## Required task
Exclude pictures. Extract exactly the lines from the one that contains "Write the Plotly code for this chart." down to the one that contains "font=dict(family=FONT, size=size, color=color, weight=weight)))", both included.

++++ Records provided ++++

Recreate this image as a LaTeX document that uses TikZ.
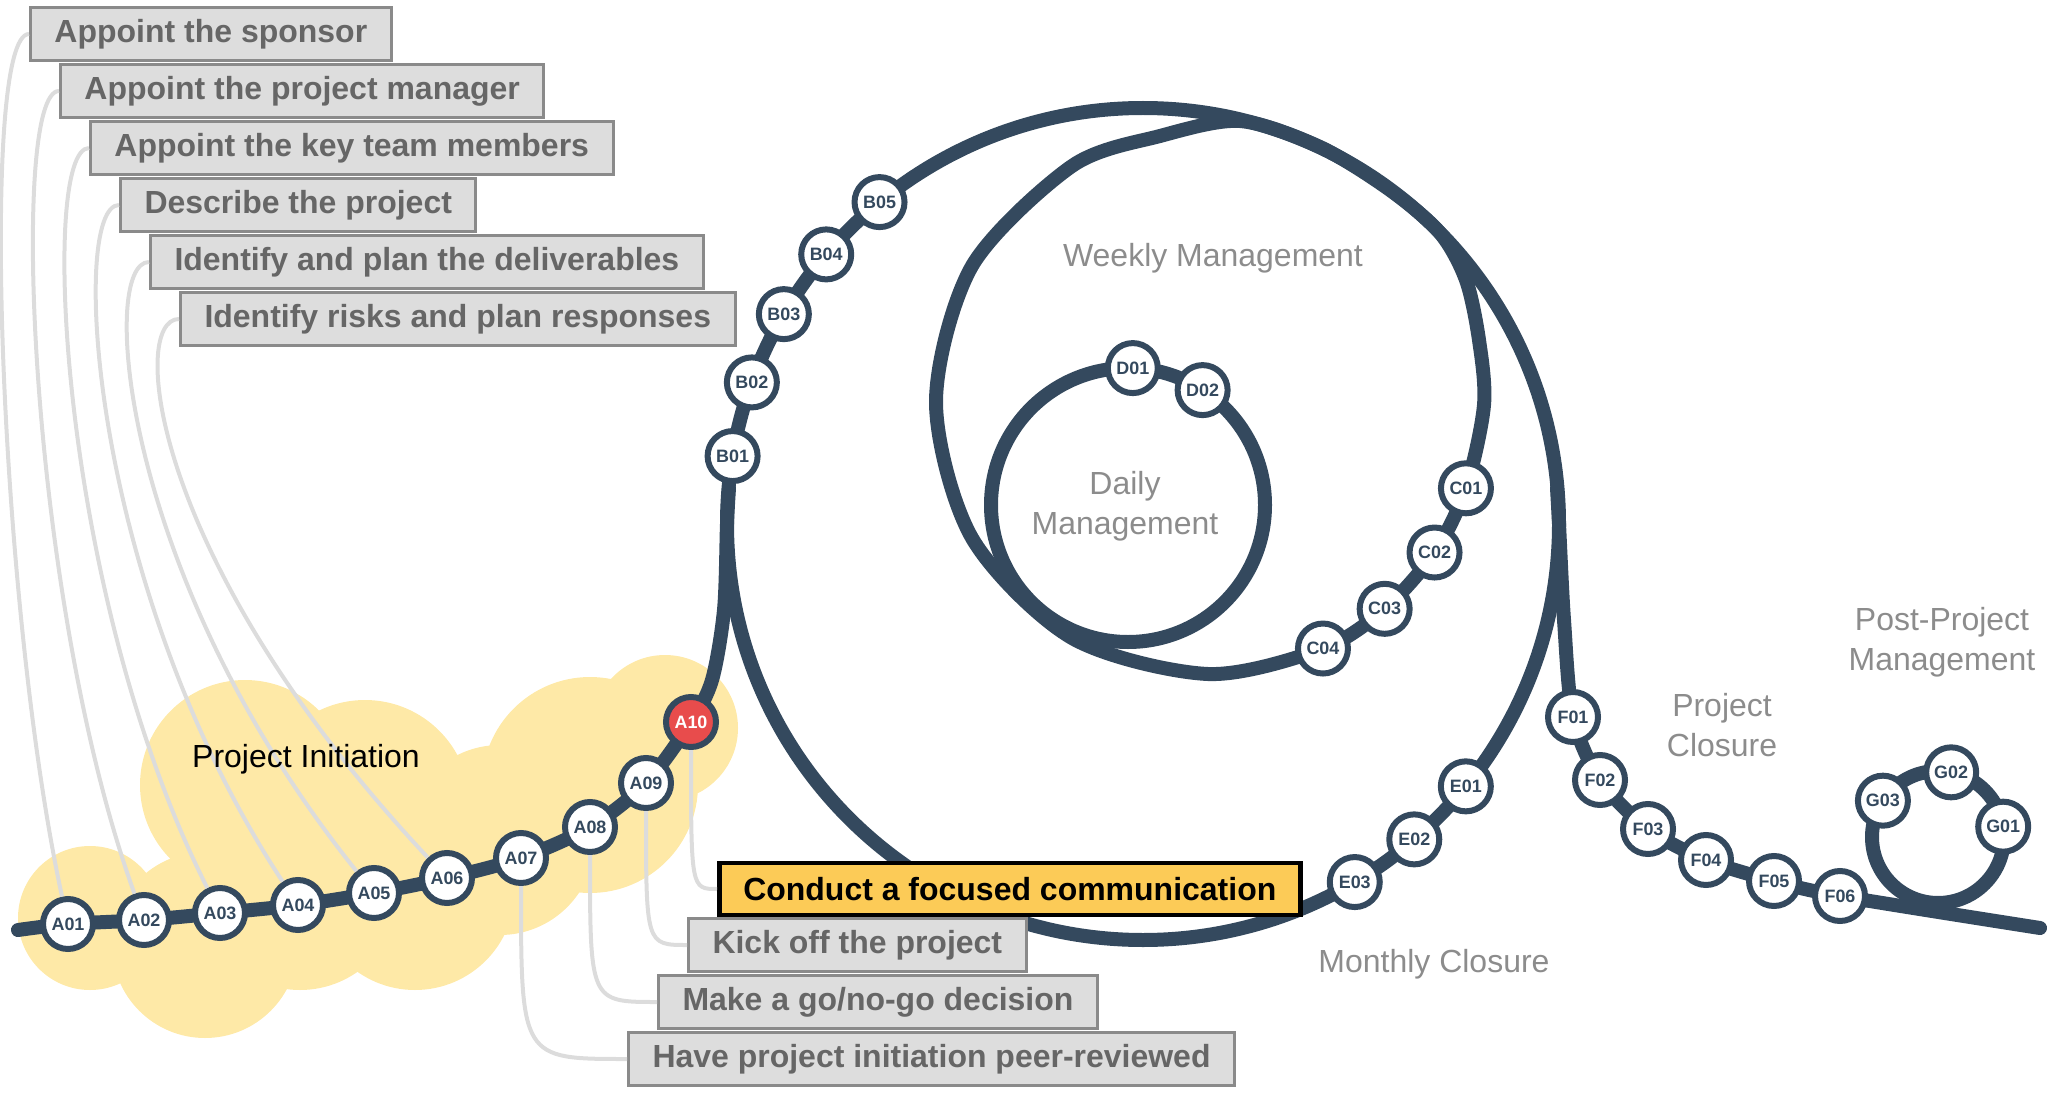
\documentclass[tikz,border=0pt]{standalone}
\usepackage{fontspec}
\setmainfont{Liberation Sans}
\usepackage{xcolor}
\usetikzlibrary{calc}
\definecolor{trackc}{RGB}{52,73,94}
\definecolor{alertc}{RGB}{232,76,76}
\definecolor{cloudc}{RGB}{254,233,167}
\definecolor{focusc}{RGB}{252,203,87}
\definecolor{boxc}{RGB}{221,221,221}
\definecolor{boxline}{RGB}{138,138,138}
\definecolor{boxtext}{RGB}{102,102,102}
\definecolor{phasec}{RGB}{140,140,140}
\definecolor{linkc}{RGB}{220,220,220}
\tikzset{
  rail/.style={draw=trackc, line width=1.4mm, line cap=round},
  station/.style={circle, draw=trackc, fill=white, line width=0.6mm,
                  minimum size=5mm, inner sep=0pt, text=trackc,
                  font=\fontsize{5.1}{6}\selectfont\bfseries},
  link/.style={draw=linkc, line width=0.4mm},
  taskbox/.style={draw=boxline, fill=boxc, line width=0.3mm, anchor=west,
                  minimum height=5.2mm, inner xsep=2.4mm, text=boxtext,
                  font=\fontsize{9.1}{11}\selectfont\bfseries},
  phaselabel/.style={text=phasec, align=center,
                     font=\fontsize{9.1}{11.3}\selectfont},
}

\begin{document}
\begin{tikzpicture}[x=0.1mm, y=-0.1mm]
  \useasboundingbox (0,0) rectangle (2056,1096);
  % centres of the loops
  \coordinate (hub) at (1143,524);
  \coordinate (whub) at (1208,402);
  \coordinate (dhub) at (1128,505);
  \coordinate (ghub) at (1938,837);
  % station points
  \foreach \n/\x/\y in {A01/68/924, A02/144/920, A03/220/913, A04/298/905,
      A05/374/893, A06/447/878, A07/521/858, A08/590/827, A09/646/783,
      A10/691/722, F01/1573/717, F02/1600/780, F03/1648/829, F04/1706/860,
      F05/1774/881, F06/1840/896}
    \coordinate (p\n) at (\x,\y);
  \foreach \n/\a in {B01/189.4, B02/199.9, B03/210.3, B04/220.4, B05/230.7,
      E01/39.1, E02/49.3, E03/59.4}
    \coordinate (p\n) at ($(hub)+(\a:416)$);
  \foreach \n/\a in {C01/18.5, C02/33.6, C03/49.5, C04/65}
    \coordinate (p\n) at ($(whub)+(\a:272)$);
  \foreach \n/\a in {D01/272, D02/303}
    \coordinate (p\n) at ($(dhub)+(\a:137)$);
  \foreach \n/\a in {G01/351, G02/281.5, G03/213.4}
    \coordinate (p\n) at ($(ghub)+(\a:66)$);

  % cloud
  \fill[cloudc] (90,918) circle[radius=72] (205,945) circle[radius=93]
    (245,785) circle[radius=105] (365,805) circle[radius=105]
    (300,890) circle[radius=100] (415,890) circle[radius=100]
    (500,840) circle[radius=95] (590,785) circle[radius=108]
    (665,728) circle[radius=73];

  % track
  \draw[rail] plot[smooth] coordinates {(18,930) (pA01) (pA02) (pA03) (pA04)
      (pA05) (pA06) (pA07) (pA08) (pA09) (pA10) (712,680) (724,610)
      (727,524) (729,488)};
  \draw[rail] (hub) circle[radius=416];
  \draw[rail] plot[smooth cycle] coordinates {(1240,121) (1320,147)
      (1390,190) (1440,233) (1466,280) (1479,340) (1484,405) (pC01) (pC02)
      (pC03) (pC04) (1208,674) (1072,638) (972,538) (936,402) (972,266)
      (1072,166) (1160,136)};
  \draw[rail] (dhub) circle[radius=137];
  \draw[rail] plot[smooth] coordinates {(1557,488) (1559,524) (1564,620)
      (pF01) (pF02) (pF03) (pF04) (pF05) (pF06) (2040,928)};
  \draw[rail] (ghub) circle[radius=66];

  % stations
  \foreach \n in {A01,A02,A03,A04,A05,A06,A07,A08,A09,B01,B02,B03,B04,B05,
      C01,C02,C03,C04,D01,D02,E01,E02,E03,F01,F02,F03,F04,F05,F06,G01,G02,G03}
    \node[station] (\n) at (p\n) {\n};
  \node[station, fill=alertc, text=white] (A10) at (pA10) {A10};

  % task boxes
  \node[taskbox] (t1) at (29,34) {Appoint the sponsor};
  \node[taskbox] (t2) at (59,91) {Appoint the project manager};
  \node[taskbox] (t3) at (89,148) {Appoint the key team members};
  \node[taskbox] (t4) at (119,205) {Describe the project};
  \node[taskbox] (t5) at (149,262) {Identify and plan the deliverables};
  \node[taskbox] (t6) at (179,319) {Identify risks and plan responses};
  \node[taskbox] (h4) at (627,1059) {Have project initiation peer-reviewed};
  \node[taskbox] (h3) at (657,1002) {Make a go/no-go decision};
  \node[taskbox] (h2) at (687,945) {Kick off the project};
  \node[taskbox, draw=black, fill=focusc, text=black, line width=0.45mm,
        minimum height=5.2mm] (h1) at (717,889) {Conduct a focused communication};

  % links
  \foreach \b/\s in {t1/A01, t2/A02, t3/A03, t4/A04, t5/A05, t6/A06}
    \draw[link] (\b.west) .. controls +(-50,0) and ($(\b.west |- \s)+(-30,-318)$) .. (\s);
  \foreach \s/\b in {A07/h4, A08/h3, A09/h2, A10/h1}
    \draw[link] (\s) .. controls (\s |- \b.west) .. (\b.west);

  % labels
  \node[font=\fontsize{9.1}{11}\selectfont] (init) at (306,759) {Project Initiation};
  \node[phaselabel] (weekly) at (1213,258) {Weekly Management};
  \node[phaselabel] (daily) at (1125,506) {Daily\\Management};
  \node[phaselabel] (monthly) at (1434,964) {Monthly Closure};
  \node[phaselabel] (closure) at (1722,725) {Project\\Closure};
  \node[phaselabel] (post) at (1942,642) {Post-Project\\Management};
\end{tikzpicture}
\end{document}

++++
++++ Records provided ++++

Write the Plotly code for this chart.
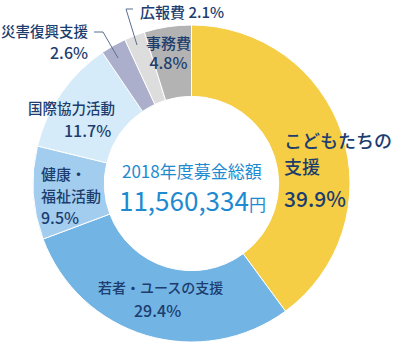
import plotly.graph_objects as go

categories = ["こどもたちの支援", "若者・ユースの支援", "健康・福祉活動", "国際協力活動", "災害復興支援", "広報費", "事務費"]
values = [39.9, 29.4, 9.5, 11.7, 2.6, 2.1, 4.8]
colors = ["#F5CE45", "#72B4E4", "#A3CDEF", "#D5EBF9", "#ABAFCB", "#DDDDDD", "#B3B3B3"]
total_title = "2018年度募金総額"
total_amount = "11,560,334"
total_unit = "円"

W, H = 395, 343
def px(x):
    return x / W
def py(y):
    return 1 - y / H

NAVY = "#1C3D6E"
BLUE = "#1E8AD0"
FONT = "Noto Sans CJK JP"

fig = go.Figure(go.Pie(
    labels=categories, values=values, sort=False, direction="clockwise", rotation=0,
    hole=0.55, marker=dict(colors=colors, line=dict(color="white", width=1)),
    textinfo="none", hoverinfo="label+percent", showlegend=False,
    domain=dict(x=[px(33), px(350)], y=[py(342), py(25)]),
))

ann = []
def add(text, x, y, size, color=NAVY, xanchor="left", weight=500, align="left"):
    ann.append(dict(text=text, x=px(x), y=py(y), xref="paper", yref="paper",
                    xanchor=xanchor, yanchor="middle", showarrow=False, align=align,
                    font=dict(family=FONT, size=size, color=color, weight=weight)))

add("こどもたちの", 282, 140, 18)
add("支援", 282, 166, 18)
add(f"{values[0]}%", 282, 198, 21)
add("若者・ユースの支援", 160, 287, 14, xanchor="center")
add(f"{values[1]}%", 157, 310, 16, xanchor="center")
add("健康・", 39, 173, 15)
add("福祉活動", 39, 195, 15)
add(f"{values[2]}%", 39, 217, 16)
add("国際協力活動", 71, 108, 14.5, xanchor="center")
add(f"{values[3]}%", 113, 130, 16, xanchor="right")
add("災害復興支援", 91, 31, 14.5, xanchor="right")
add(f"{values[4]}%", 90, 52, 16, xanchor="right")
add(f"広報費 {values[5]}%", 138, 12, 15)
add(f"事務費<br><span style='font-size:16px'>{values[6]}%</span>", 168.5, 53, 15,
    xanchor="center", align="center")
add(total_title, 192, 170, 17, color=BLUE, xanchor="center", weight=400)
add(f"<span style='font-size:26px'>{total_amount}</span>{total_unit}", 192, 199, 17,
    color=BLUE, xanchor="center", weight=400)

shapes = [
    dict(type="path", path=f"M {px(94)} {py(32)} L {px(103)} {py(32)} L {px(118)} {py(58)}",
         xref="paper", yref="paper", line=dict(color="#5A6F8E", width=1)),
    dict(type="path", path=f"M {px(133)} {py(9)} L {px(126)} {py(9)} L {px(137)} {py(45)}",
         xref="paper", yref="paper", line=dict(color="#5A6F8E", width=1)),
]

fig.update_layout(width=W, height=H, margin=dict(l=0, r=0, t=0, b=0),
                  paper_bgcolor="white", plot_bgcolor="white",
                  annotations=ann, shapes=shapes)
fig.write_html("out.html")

++++
++++ Records provided ++++

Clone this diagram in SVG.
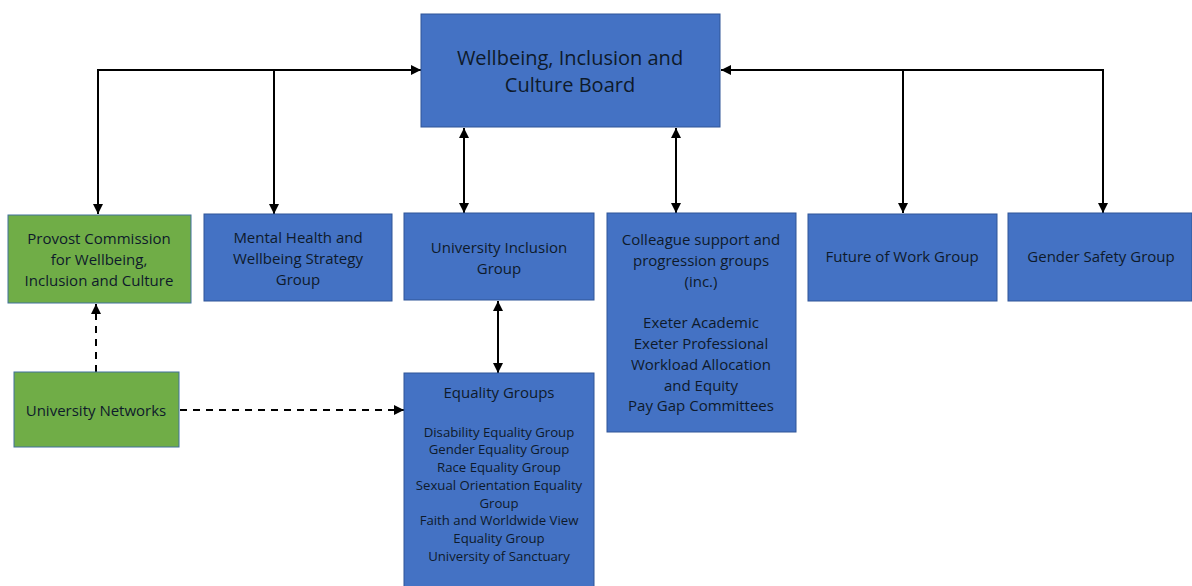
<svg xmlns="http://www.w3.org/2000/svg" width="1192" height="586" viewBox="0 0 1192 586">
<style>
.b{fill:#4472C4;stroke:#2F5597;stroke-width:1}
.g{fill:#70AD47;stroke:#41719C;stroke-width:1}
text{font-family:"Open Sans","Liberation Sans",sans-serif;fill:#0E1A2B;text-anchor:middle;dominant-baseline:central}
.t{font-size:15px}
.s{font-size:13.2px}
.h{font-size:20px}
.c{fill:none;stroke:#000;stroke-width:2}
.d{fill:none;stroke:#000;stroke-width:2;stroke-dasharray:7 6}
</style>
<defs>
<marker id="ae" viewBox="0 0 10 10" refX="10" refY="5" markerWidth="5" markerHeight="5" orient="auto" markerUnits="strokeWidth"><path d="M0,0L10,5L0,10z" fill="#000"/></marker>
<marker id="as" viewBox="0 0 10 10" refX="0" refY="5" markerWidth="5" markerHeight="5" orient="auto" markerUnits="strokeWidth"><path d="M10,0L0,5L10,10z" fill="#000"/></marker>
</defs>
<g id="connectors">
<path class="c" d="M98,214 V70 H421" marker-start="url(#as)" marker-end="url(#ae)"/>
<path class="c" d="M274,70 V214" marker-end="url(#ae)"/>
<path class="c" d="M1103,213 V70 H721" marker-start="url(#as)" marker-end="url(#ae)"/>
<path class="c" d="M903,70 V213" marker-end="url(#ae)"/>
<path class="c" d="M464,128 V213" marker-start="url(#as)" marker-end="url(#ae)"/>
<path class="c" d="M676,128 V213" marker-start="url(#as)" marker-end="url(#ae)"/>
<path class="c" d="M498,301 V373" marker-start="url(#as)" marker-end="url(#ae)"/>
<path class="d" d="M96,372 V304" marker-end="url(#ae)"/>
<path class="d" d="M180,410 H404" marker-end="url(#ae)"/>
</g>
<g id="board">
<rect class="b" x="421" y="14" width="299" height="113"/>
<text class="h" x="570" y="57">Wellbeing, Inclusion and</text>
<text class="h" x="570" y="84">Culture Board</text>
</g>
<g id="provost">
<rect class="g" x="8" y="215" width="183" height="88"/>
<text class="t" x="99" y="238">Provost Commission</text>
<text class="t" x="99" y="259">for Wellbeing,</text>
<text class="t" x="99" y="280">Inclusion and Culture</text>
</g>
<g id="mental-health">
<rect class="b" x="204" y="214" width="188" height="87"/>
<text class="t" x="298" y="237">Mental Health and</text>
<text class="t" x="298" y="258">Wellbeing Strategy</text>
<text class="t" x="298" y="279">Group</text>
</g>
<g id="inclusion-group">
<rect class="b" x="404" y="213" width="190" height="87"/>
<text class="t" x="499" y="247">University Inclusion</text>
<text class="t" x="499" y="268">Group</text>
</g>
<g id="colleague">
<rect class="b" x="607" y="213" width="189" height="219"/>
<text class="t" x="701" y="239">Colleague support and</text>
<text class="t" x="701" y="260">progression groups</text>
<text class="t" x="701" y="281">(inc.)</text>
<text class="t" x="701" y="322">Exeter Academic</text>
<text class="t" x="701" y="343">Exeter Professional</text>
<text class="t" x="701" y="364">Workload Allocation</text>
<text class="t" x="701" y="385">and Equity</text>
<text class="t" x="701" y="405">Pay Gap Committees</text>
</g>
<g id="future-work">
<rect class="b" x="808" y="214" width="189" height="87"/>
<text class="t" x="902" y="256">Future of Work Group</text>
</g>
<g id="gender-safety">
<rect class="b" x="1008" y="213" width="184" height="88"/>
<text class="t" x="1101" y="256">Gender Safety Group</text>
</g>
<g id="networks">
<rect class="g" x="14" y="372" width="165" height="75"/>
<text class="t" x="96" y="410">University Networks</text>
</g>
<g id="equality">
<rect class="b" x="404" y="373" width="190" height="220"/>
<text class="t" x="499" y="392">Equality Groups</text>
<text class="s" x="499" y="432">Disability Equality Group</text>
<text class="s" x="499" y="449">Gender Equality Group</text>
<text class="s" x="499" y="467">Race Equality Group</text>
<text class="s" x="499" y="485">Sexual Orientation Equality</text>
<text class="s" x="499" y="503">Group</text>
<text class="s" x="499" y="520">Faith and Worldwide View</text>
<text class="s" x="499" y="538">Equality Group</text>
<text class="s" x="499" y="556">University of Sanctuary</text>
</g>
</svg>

++++

## Answer to this problem
Write the Plotly code for this chart.
import plotly.graph_objects as go

categories = ["こどもたちの支援", "若者・ユースの支援", "健康・福祉活動", "国際協力活動", "災害復興支援", "広報費", "事務費"]
values = [39.9, 29.4, 9.5, 11.7, 2.6, 2.1, 4.8]
colors = ["#F5CE45", "#72B4E4", "#A3CDEF", "#D5EBF9", "#ABAFCB", "#DDDDDD", "#B3B3B3"]
total_title = "2018年度募金総額"
total_amount = "11,560,334"
total_unit = "円"

W, H = 395, 343
def px(x):
    return x / W
def py(y):
    return 1 - y / H

NAVY = "#1C3D6E"
BLUE = "#1E8AD0"
FONT = "Noto Sans CJK JP"

fig = go.Figure(go.Pie(
    labels=categories, values=values, sort=False, direction="clockwise", rotation=0,
    hole=0.55, marker=dict(colors=colors, line=dict(color="white", width=1)),
    textinfo="none", hoverinfo="label+percent", showlegend=False,
    domain=dict(x=[px(33), px(350)], y=[py(342), py(25)]),
))

ann = []
def add(text, x, y, size, color=NAVY, xanchor="left", weight=500, align="left"):
    ann.append(dict(text=text, x=px(x), y=py(y), xref="paper", yref="paper",
                    xanchor=xanchor, yanchor="middle", showarrow=False, align=align,
                    font=dict(family=FONT, size=size, color=color, weight=weight)))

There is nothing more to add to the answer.